The Big East's Days are Numbered

I've tried to avoid being the "sky is falling" USF/Big East fan, reacting to every new piece of conference realignment news as though it spells doom and gloom for the conference. But I'll be honest, the more I look at things that have transpired recently, the more I'm led to the conclusion that the Big East will soon cease to exist, at least in its current state as a BCS auto-qualifying conference.

First, I'll put up the counterpoint, which actually did make me feel a bit better. Over at Outkick the Coverage, Clay Travis believes that the Big East is unlikely to lose its bid. He makes a few compelling arguments, among them the lack of clear definition of the requirements of continued participation, the allegations of collusion on the part of ESPN (the BCS' TV partner) in the Syracuse and Pitt to the ACC deal, and perhaps most importantly, as an original member of the BCS cartel, they may know too much and it becomes a liability to jettison them.

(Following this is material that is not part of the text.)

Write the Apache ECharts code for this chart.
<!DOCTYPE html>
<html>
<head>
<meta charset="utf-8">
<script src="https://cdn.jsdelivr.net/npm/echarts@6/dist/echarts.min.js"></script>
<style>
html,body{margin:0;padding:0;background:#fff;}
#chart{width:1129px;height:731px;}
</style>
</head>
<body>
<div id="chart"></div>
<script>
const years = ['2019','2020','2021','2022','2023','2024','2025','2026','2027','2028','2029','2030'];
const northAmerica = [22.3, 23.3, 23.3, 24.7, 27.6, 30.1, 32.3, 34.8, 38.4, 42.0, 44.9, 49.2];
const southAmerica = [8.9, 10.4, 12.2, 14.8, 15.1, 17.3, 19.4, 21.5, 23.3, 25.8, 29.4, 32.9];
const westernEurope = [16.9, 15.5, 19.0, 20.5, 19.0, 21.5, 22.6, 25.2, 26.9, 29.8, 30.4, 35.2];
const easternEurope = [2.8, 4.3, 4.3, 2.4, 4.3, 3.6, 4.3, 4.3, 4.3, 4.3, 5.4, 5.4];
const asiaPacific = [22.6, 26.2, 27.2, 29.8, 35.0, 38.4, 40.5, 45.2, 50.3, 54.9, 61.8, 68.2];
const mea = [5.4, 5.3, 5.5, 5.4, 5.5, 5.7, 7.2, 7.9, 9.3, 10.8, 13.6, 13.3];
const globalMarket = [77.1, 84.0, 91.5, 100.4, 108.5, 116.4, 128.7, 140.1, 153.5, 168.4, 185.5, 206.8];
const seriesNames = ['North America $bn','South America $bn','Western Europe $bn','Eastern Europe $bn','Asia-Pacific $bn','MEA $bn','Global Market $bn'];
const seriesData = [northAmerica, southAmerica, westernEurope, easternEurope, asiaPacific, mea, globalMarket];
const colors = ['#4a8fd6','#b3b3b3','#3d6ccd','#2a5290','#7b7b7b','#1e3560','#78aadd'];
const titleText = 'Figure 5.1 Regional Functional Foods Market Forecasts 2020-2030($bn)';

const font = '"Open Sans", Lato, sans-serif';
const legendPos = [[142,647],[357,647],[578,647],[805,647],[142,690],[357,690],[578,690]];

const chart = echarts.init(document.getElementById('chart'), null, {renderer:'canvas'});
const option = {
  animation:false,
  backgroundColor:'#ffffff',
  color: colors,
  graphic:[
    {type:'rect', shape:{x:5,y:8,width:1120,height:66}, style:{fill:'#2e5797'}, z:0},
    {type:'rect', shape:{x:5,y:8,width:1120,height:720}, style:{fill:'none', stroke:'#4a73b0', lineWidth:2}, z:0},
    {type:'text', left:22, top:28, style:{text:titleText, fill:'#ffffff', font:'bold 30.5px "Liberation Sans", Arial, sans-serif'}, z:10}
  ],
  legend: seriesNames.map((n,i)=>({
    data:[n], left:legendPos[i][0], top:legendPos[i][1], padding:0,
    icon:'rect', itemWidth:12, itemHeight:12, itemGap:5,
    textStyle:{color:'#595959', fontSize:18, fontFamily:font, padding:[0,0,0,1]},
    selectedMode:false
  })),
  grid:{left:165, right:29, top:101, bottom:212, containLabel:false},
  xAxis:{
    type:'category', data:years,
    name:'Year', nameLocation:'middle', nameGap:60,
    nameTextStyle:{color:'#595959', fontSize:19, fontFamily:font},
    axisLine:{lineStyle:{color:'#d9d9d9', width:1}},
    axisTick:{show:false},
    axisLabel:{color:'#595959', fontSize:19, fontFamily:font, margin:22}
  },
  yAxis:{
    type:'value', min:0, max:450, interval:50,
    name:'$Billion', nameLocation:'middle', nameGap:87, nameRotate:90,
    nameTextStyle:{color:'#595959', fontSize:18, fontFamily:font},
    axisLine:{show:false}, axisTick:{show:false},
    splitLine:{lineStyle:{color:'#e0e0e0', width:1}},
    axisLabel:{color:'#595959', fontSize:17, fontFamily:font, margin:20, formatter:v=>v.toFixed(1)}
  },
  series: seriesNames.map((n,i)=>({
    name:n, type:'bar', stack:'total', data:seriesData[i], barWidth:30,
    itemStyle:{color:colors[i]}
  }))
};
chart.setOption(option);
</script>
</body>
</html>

Hopefully that rings true, because evidence to the contrary is mounting rapidly. Here are a few of the facts that I think may doom the conference:

The Big East can't stop the bleeding. Recently, we saw both the Big XII and the ACC rally its members and raise exit fees in an attempt to keep their respective members from being cherry picked by hungry conferences. The trouble is, that sort of move requires a vote of the membership. In the Big East, with everyone trying to get out to save their own skin, they are unlikely to raise this above the current $5 million, which has proven to be little deterrent.

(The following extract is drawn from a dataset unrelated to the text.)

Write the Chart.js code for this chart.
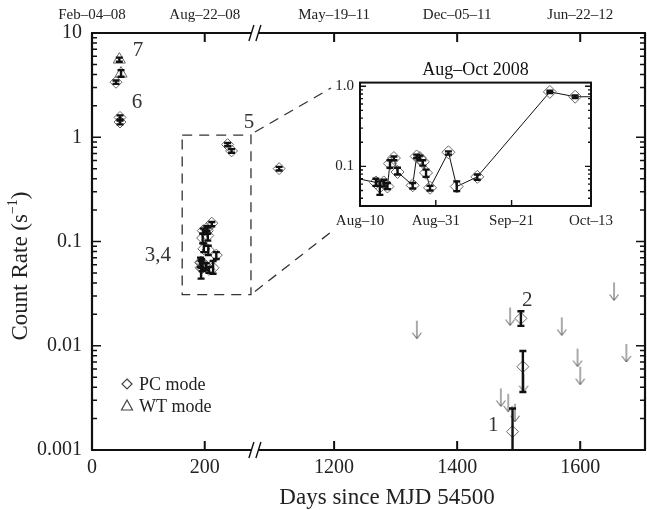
<!DOCTYPE html>
<html>
<head>
<meta charset="utf-8">
<script src="https://cdn.jsdelivr.net/npm/chart.js@4.4.0/dist/chart.umd.min.js"></script>
<style>
  html, body { margin: 0; padding: 0; background: #fff; }
  #wrap { position: relative; width: 647px; height: 510px; overflow: hidden; }
  #main { position: absolute; left: 0; top: 0; }
  #inset { position: absolute; left: 325px; top: 50px; }
</style>
</head>
<body>
<div id="wrap">
  <canvas id="main" width="647" height="510"></canvas>
  <canvas id="inset" width="300" height="185"></canvas>
</div>
<script>
// light curve: days since MJD 54500 and count rate (s^-1)

// PC mode detections
var pcDays  = [42.6, 49.7, 49.7, 192.4, 193.5, 194.6, 195.6, 196.3, 197.4, 198.4, 202.6, 203.7, 204.6, 205.4, 206.3, 207.4, 212.5, 214.8, 220.5, 240.6, 247.6, 1110.6, 1490, 1503.6, 1506.8];
var pcRate  = [3.37, 1.55, 1.40, 0.063, 0.056, 0.063, 0.056, 0.108, 0.127, 0.085, 0.058, 0.133, 0.127, 0.114, 0.083, 0.054, 0.150, 0.056, 0.074, 0.85, 0.74, 0.50, 0.0015, 0.0183, 0.0063];
var pcErrLo = [3.25, 1.45, 1.33, 0.057, 0.044, 0.056, 0.052, 0.096, 0.119, 0.079, 0.053, 0.127, 0.119, 0.102, 0.074, 0.050, 0.140, 0.049, 0.068, 0.82, 0.71, 0.48, 0.0008, 0.0155, 0.0036];
var pcErrHi = [3.50, 1.62, 1.48, 0.070, 0.065, 0.068, 0.062, 0.119, 0.133, 0.096, 0.062, 0.140, 0.136, 0.119, 0.091, 0.057, 0.154, 0.065, 0.079, 0.88, 0.77, 0.52, 0.0025, 0.0214, 0.0089];

// WT mode detections
var wtDays  = [48.5, 51.5];
var wtRate  = [5.56, 4.08];
var wtErrLo = [5.30, 3.80];
var wtErrHi = [5.80, 4.40];

// upper limits
var ulDays = [1334.5, 1471, 1483, 1486, 1494, 1508, 1570, 1595.6, 1600, 1655, 1675];
var ulRate = [0.0174, 0.0039, 0.00346, 0.0233, 0.00278, 0.0054, 0.0187, 0.0094, 0.0063, 0.0405, 0.0104];

// axes
var xTickDays = [0, 200, 1200, 1400, 1600];
var xTopLabels = ['Feb–04–08', 'Aug–22–08', 'May–19–11', 'Dec–05–11', 'Jun–22–12'];
var yTicks = [0.001, 0.01, 0.1, 1, 10];
var yTickLabels = ['0.001', '0.01', '0.1', '1', '10'];

var insetTickDays = [188, 209, 230, 252];
var insetTickLabels = ['Aug–10', 'Aug–31', 'Sep–21', 'Oct–13'];
var insetYTicks = [0.1, 1.0];
var insetYLabels = ['0.1', '1.0'];

// outburst numbers
var noteText = ['7', '6', '5', '3,4', '2', '1'];
var noteDays = [81.6, 80, 278.6, 117, 1513.8, 1458.5];
var noteRate = [6.83, 2.17, 1.39, 0.074, 0.027, 0.00171];

// zoom box (days / rate)
var boxDays = [160, 282];
var boxRate = [0.031, 1.05];

var FONT = 'Liberation Serif';

// broken x axis: left part is plain days, right part starts again at 1200
var RIGHT_ORIGIN = 429.5, RIGHT_STRETCH = 1.0914, BREAK_AT = 289, X_MAX = 981;
function axisPos(d) {
  return d < 600 ? d : RIGHT_ORIGIN + (d - 1200) * RIGHT_STRETCH;
}

function pts(days, rate) {
  return days.map(function (d, i) { return { x: axisPos(d), y: rate[i] }; });
}

// little down arrow for upper limits, its tip hangs below the value
var arrow = document.createElement('canvas');
arrow.width = 12; arrow.height = 40;
(function () {
  var c = arrow.getContext('2d');
  c.strokeStyle = '#555'; c.lineWidth = 1;
  c.beginPath();
  c.moveTo(6, 20); c.lineTo(6, 38);
  c.moveTo(1.5, 32); c.lineTo(6, 38); c.lineTo(10.5, 32);
  c.stroke();
})();

var errorBars = {
  id: 'errorBars',
  afterDatasetsDraw: function (chart) {
    var ctx = chart.ctx, a = chart.chartArea, ys = chart.scales.y;
    ctx.save();
    ctx.beginPath();
    ctx.rect(a.left, a.top, a.right - a.left, a.bottom - a.top);
    ctx.clip();
    ctx.strokeStyle = '#111';
    ctx.lineWidth = 2.4;
    chart.data.datasets.forEach(function (ds, di) {
      if (!ds.errLo) return;
      chart.getDatasetMeta(di).data.forEach(function (pt, i) {
        var y1 = ys.getPixelForValue(ds.errLo[i]);
        var y2 = ys.getPixelForValue(ds.errHi[i]);
        ctx.beginPath();
        ctx.moveTo(pt.x, y1); ctx.lineTo(pt.x, y2);
        ctx.moveTo(pt.x - 3.5, y1); ctx.lineTo(pt.x + 3.5, y1);
        ctx.moveTo(pt.x - 3.5, y2); ctx.lineTo(pt.x + 3.5, y2);
        ctx.stroke();
      });
    });
    ctx.restore();
  }
};

function logTicks(ctx, ys, a, lo, hi, major, minor) {
  for (var dec = lo; dec < hi * 1.0001; dec *= 10) {
    for (var k = 1; k <= 9; k++) {
      var v = dec * k;
      if (v < ys.min * 0.999 || v > ys.max * 1.001) continue;
      var py = ys.getPixelForValue(v);
      var len = k === 1 ? major : minor;
      ctx.moveTo(a.left, py); ctx.lineTo(a.left + len, py);
      ctx.moveTo(a.right, py); ctx.lineTo(a.right - len, py);
    }
  }
}

var mainDecor = {
  id: 'mainDecor',
  afterDatasetsDraw: function (chart) {
    var ctx = chart.ctx, a = chart.chartArea;
    var xs = chart.scales.x, ys = chart.scales.y;
    ctx.save();

    // dashed zoom box and lines to the inset
    var bx0 = xs.getPixelForValue(boxDays[0]), bx1 = xs.getPixelForValue(boxDays[1]);
    var by0 = ys.getPixelForValue(boxRate[1]), by1 = ys.getPixelForValue(boxRate[0]);
    ctx.strokeStyle = '#333'; ctx.lineWidth = 1.3;
    ctx.setLineDash([10, 7]);
    ctx.strokeRect(bx0, by0, bx1 - bx0, by1 - by0);
    ctx.beginPath();
    ctx.moveTo(bx1 + 4, by0 - 3); ctx.lineTo(331, 88);
    ctx.moveTo(bx1 + 4, by1 - 3); ctx.lineTo(331, 232);
    ctx.stroke();
    ctx.setLineDash([]);

    // frame with the axis break
    var bp = xs.getPixelForValue(BREAK_AT);
    ctx.strokeStyle = '#111'; ctx.lineWidth = 2.2;
    ctx.beginPath();
    [a.top, a.bottom].forEach(function (y) {
      ctx.moveTo(a.left - 1, y); ctx.lineTo(bp - 3.5, y);
      ctx.moveTo(bp + 3.5, y); ctx.lineTo(a.right + 1, y);
    });
    ctx.moveTo(a.left, a.top); ctx.lineTo(a.left, a.bottom);
    ctx.moveTo(a.right, a.top); ctx.lineTo(a.right, a.bottom);
    ctx.stroke();
    ctx.lineWidth = 1.4;
    ctx.beginPath();
    [a.top, a.bottom].forEach(function (y) {
      [-3.5, 3.5].forEach(function (o) {
        ctx.moveTo(bp + o - 2.5, y + 8); ctx.lineTo(bp + o + 2.5, y - 8);
      });
    });
    ctx.stroke();

    // inward ticks
    ctx.lineWidth = 2;
    ctx.beginPath();
    xTickDays.forEach(function (d) {
      var px = xs.getPixelForValue(axisPos(d));
      if (px < a.left + 2) return;
      ctx.moveTo(px, a.bottom); ctx.lineTo(px, a.bottom - 9);
      ctx.moveTo(px, a.top); ctx.lineTo(px, a.top + 9);
    });
    ctx.stroke();
    ctx.lineWidth = 1.5;
    ctx.beginPath();
    logTicks(ctx, ys, a, 0.001, 10, 9, 5);
    ctx.stroke();
    ctx.restore();
  },
  afterDraw: function (chart) {
    var ctx = chart.ctx, xs = chart.scales.x, ys = chart.scales.y;
    ctx.save();
    // outburst numbers
    ctx.fillStyle = '#333';
    ctx.font = '21px "' + FONT + '"';
    ctx.textAlign = 'center'; ctx.textBaseline = 'middle';
    noteText.forEach(function (t, i) {
      ctx.fillText(t, xs.getPixelForValue(axisPos(noteDays[i])), ys.getPixelForValue(noteRate[i]));
    });

    // legend
    var lx = 127, rows = [384, 406];
    ctx.strokeStyle = '#444'; ctx.lineWidth = 1.2;
    ctx.beginPath();
    ctx.moveTo(lx, rows[0] - 5); ctx.lineTo(lx + 5, rows[0]); ctx.lineTo(lx, rows[0] + 5); ctx.lineTo(lx - 5, rows[0]); ctx.closePath();
    ctx.stroke();
    ctx.beginPath();
    ctx.moveTo(lx, rows[1] - 6); ctx.lineTo(lx + 5.5, rows[1] + 4); ctx.lineTo(lx - 5.5, rows[1] + 4); ctx.closePath();
    ctx.stroke();
    ctx.fillStyle = '#222';
    ctx.font = '18px "' + FONT + '"';
    ctx.textAlign = 'left';
    ctx.fillText(chart.data.datasets[0].label, lx + 12, rows[0] + 1);
    ctx.fillText(chart.data.datasets[1].label, lx + 12, rows[1] + 1);

    // axis titles
    ctx.font = '23px "' + FONT + '"';
    ctx.textAlign = 'center';
    ctx.fillText('Days since MJD 54500', 387, 498);

    ctx.translate(21, 266);
    ctx.rotate(-Math.PI / 2);
    var big = '23px "' + FONT + '"', small = '14px "' + FONT + '"';
    ctx.font = big;
    var w1 = ctx.measureText('Count Rate (s').width, w3 = ctx.measureText(')').width;
    ctx.font = small;
    var w2 = ctx.measureText('−1').width;
    var x0 = -(w1 + w2 + w3) / 2;
    ctx.textAlign = 'left';
    ctx.font = big; ctx.fillText('Count Rate (s', x0, 0);
    ctx.font = small; ctx.fillText('−1', x0 + w1, -8);
    ctx.font = big; ctx.fillText(')', x0 + w1 + w2, 0);
    ctx.restore();
  }
};

var tickFont = { family: FONT, size: 20 };

new Chart(document.getElementById('main'), {
  type: 'scatter',
  data: {
    datasets: [{
      label: 'PC mode',
      data: pts(pcDays, pcRate),
      errLo: pcErrLo, errHi: pcErrHi,
      pointStyle: 'rectRot', radius: 6,
      borderColor: '#666', backgroundColor: 'rgba(0,0,0,0)', borderWidth: 1
    }, {
      label: 'WT mode',
      data: pts(wtDays, wtRate),
      errLo: wtErrLo, errHi: wtErrHi,
      pointStyle: 'triangle', radius: 7,
      borderColor: '#666', backgroundColor: 'rgba(0,0,0,0)', borderWidth: 1
    }, {
      label: 'Upper limits',
      data: pts(ulDays, ulRate),
      pointStyle: arrow, radius: 6
    }]
  },
  options: {
    responsive: false,
    animation: false,
    layout: { autoPadding: false, padding: { left: 0, right: 2, top: 0, bottom: 0 } },
    plugins: { legend: { display: false }, tooltip: { enabled: false } },
    scales: {
      x: {
        type: 'linear', position: 'bottom', min: 0, max: X_MAX,
        afterBuildTicks: function (s) { s.ticks = xTickDays.map(function (d) { return { value: axisPos(d) }; }); },
        afterFit: function (s) { s.height = 60; },
        grid: { display: false, drawTicks: false },
        border: { display: false },
        ticks: {
          autoSkip: false, maxRotation: 0, padding: 6, color: '#222', font: tickFont,
          callback: function (v, i) { return String(xTickDays[i]); }
        }
      },
      xTop: {
        axis: 'x', type: 'linear', position: 'top', min: 0, max: X_MAX,
        afterBuildTicks: function (s) { s.ticks = xTickDays.map(function (d) { return { value: axisPos(d) }; }); },
        afterFit: function (s) { s.height = 33; },
        grid: { display: false, drawTicks: false },
        border: { display: false },
        ticks: {
          autoSkip: false, maxRotation: 0, padding: 9, color: '#222', font: { family: FONT, size: 15 },
          callback: function (v, i) { return xTopLabels[i]; }
        }
      },
      y: {
        type: 'logarithmic', position: 'left', min: 0.001, max: 10,
        afterBuildTicks: function (s) { s.ticks = yTicks.map(function (v) { return { value: v }; }); },
        afterFit: function (s) { s.width = 92; },
        grid: { display: false, drawTicks: false },
        border: { display: false },
        ticks: {
          autoSkip: false, padding: 10, color: '#222', font: tickFont,
          callback: function (v, i) { return yTickLabels[i]; }
        }
      }
    }
  },
  plugins: [errorBars, mainDecor]
});

// inset: Aug-Oct 2008
var insetDecor = {
  id: 'insetDecor',
  afterDatasetsDraw: function (chart) {
    var ctx = chart.ctx, a = chart.chartArea, xs = chart.scales.x, ys = chart.scales.y;
    ctx.save();
    ctx.strokeStyle = '#111'; ctx.lineWidth = 2;
    ctx.strokeRect(a.left, a.top, a.right - a.left, a.bottom - a.top);
    ctx.lineWidth = 1.4;
    ctx.beginPath();
    insetTickDays.forEach(function (d) {
      var px = xs.getPixelForValue(d);
      if (px < a.left + 2 || px > a.right - 2) return;
      ctx.moveTo(px, a.bottom); ctx.lineTo(px, a.bottom - 6);
    });
    logTicks(ctx, ys, a, 0.01, 1, 6, 3);
    ctx.stroke();
    ctx.restore();
  }
};

new Chart(document.getElementById('inset'), {
  type: 'scatter',
  data: {
    datasets: [{
      label: 'PC mode',
      data: pcDays.map(function (d, i) { return { x: d, y: pcRate[i] }; }),
      errLo: pcErrLo, errHi: pcErrHi,
      showLine: true, borderColor: '#111', borderWidth: 1,
      pointStyle: 'rectRot', radius: 6.5,
      pointBorderColor: '#666', pointBackgroundColor: 'rgba(0,0,0,0)', pointBorderWidth: 1
    }]
  },
  options: {
    responsive: false,
    animation: false,
    layout: { autoPadding: false, padding: { left: 0, right: 34, top: 0, bottom: 0 } },
    plugins: {
      legend: { display: false }, tooltip: { enabled: false },
      title: {
        display: true, text: 'Aug–Oct 2008', fullSize: false, color: '#111',
        font: { family: FONT, size: 18, weight: 'normal' }, padding: { top: 9, bottom: 2 }
      }
    },
    scales: {
      x: {
        type: 'linear', min: 188, max: 252,
        afterBuildTicks: function (s) { s.ticks = insetTickDays.map(function (d) { return { value: d }; }); },
        afterFit: function (s) { s.height = 29; s.paddingLeft = 0; s.paddingRight = 0; },
        grid: { display: false, drawTicks: false },
        border: { display: false },
        ticks: {
          autoSkip: false, maxRotation: 0, padding: 6, color: '#222', font: { family: FONT, size: 15 },
          callback: function (v, i) { return insetTickLabels[i]; }
        }
      },
      y: {
        type: 'logarithmic', min: 0.032, max: 1.11,
        afterBuildTicks: function (s) { s.ticks = insetYTicks.map(function (v) { return { value: v }; }); },
        afterFit: function (s) { s.width = 35; },
        grid: { display: false, drawTicks: false },
        border: { display: false },
        ticks: {
          autoSkip: false, padding: 6, color: '#222', font: { family: FONT, size: 15 },
          callback: function (v, i) { return insetYLabels[i]; }
        }
      }
    }
  },
  plugins: [errorBars, insetDecor]
});
</script>
</body>
</html>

Lack of schools that can add value. I'll admit that USF, Cincinnati, and Louisville proved six years ago that a non-AQ can rise to the occasion when picked up. Still, there have always been a number of "next in" possibilities for BCS expansion. These are the schools in non AQ conferences that have shown prolonged success and perhaps have made their way to the BCS on their own merit. The trouble is, that list is shrinking rapidly, as most have already made their way to AQ conferences. Utah's in the Pac-12. TCU, a former future Big East member, is now headed to the Big XII. Hawaii is a shell if what it was in the June Jones era. This leaves Boise State, who is allegedly being actively courted. This leads me to another point:

The Big East is being forced to reach. There are really only two reasons to reach significantly beyond your geographic base for a new team. The first is that the team you seek to add has a tremendous upside, as was the case when pretty much every conference in the country was courting Texas. The second is desperation, which is the mold from which the Big East seeks Boise State. Look, I was able to bend my mind enough to interpret Fort Worth as "East" when we were bringing in TCU, but there's no convincing me that a team located in the Northwest belongs in the Big East. And while Boise is certainly the most deserving of the non-AQs, I still contend that they really don't hold a huge upside for a conference to pick up. After all, once they stop being a Cinderella story and join the big kids table, what you're left with is the Boise media market and Idaho recruiting.

The Big East had nowhere to go but up--and still went down. When the Big XII lost Nebraska and Colorado, most still would have placed their strength as a conference at 3 or 4 among the 6 AQ conferences. Even with the loss of A&M, retaining Texas and Oklahoma goes a long way towards keeping their prestige respectable, even if they end up reaching into the ranks of current non-AQs to fill their empty spots. The Big East, on the other hand, widely regarded as 6th of 6, will continue to fall. Consider that the Big East is the only one of the current AQs to have never had a current member compete for a championship in the BCS era. Without the clout to lure schools in other AQ conferences away, the Big East has no choice but to add current non-AQs to fill its coffers, further jeopardizing conference prestige.

A house divided against itself cannot stand. The Big East remains a divided conference, and it may cause its downfall. The current member ship currently consists of eight schools who play football within the conference and eight who do not, though the latter set includes Notre Dame, a football independent, and Villanova and Georgetown, both of whom play FCS football. The loss of Pitt and Syracuse tips this balance in basketball's favor. What's more, the already unwieldy size of the basketball side of things makes expansion harder; evening out the football schools means creating an unmanageable behemoth come basketball season. Even when seemingly logical solutions consisting of a combination of football-only memberships and full memberships are brought up, there has been little movement; in fact the Boston Globe reports that expansion talk has stalled for this very reason. The Big East's need to serve two masters and the disparity of the lenses through which different conference members view its preservation may ultimately lead to its undoing.